- **EXERCISE BRIEF**:
Would you transcribe the whole listing exactly, minus its pictures?

- **INFORMATION SHOWN**:
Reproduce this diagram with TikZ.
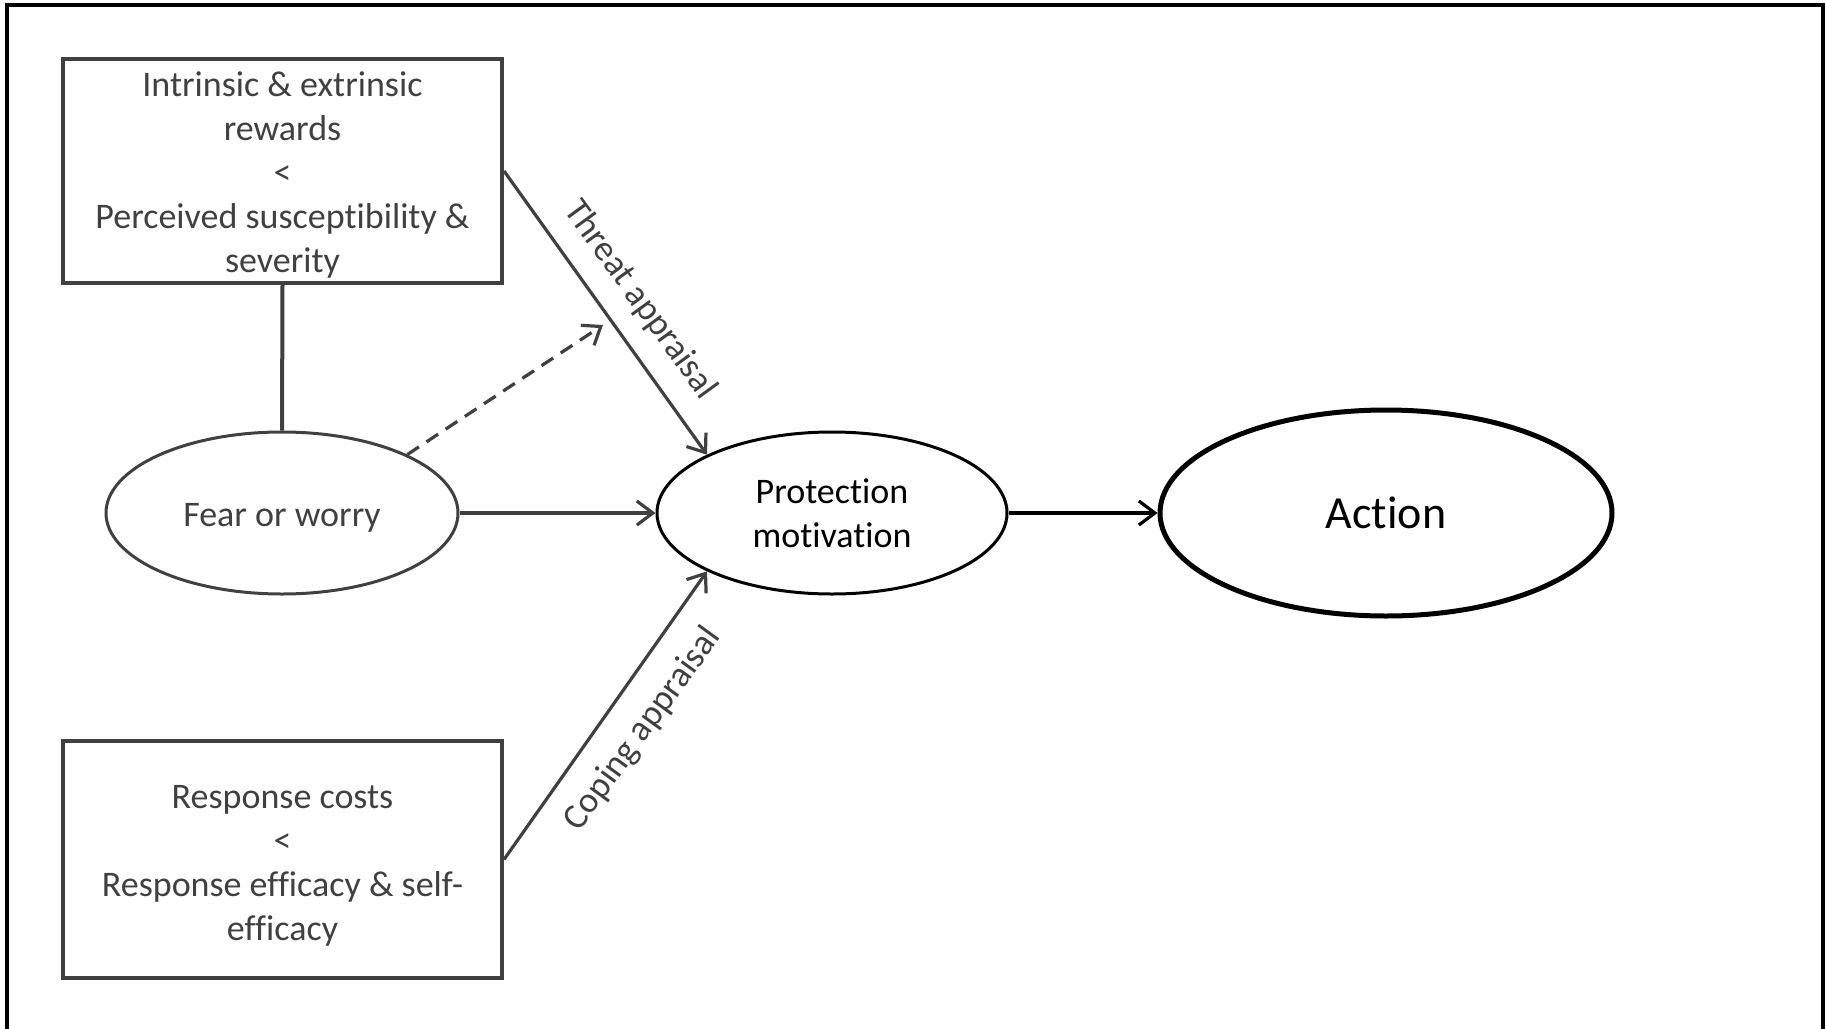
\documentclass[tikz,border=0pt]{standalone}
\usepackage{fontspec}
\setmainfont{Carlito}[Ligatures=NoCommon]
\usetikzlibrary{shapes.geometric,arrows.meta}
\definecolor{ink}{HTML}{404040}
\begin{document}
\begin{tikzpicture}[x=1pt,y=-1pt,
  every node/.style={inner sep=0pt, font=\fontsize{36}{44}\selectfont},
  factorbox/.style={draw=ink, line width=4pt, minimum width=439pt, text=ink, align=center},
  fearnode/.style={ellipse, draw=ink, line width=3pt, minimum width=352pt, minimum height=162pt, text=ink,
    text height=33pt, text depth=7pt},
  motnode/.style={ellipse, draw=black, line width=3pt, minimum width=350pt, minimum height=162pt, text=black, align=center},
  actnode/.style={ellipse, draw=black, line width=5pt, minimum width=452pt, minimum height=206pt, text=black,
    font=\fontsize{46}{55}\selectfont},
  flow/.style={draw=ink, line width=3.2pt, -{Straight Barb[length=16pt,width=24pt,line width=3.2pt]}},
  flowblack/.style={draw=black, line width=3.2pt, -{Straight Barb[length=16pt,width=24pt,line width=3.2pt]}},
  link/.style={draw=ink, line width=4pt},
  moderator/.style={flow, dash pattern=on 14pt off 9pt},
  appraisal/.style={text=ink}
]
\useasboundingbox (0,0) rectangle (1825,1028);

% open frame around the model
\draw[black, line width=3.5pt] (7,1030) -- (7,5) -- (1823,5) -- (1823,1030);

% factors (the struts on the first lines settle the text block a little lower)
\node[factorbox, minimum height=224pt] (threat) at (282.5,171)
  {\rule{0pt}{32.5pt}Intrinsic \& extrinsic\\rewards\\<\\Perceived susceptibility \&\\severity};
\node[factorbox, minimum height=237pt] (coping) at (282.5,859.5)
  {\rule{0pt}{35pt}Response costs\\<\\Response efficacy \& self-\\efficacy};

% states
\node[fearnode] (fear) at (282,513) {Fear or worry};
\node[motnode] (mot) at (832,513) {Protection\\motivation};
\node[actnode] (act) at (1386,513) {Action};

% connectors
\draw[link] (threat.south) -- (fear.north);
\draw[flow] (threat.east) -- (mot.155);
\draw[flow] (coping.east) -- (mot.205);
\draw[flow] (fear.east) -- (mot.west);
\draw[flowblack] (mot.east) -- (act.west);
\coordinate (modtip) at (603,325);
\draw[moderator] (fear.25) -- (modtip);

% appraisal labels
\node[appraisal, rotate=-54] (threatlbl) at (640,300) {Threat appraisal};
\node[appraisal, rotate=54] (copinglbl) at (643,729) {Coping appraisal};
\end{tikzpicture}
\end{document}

- **RESPONSE TO THIS TASK**:
Reproduce this diagram with TikZ.
\documentclass[tikz,border=0pt]{standalone}
\usepackage{fontspec}
\setmainfont{Carlito}[Ligatures=NoCommon]
\usetikzlibrary{shapes.geometric,arrows.meta}
\definecolor{ink}{HTML}{404040}
\begin{document}
\begin{tikzpicture}[x=1pt,y=-1pt,
  every node/.style={inner sep=0pt, font=\fontsize{36}{44}\selectfont},
  factorbox/.style={draw=ink, line width=4pt, minimum width=439pt, text=ink, align=center},
  fearnode/.style={ellipse, draw=ink, line width=3pt, minimum width=352pt, minimum height=162pt, text=ink,
    text height=33pt, text depth=7pt},
  motnode/.style={ellipse, draw=black, line width=3pt, minimum width=350pt, minimum height=162pt, text=black, align=center},
  actnode/.style={ellipse, draw=black, line width=5pt, minimum width=452pt, minimum height=206pt, text=black,
    font=\fontsize{46}{55}\selectfont},
  flow/.style={draw=ink, line width=3.2pt, -{Straight Barb[length=16pt,width=24pt,line width=3.2pt]}},
  flowblack/.style={draw=black, line width=3.2pt, -{Straight Barb[length=16pt,width=24pt,line width=3.2pt]}},
  link/.style={draw=ink, line width=4pt},
  moderator/.style={flow, dash pattern=on 14pt off 9pt},
  appraisal/.style={text=ink}
]
\useasboundingbox (0,0) rectangle (1825,1028);

% open frame around the model
\draw[black, line width=3.5pt] (7,1030) -- (7,5) -- (1823,5) -- (1823,1030);

% factors (the struts on the first lines settle the text block a little lower)
\node[factorbox, minimum height=224pt] (threat) at (282.5,171)
  {\rule{0pt}{32.5pt}Intrinsic \& extrinsic\\rewards\\<\\Perceived susceptibility \&\\severity};
\node[factorbox, minimum height=237pt] (coping) at (282.5,859.5)
  {\rule{0pt}{35pt}Response costs\\<\\Response efficacy \& self-\\efficacy};

% states
\node[fearnode] (fear) at (282,513) {Fear or worry};
\node[motnode] (mot) at (832,513) {Protection\\motivation};
\node[actnode] (act) at (1386,513) {Action};

% connectors
\draw[link] (threat.south) -- (fear.north);
\draw[flow] (threat.east) -- (mot.155);
\draw[flow] (coping.east) -- (mot.205);
\draw[flow] (fear.east) -- (mot.west);
\draw[flowblack] (mot.east) -- (act.west);
\coordinate (modtip) at (603,325);
\draw[moderator] (fear.25) -- (modtip);

% appraisal labels
\node[appraisal, rotate=-54] (threatlbl) at (640,300) {Threat appraisal};
\node[appraisal, rotate=54] (copinglbl) at (643,729) {Coping appraisal};
\end{tikzpicture}
\end{document}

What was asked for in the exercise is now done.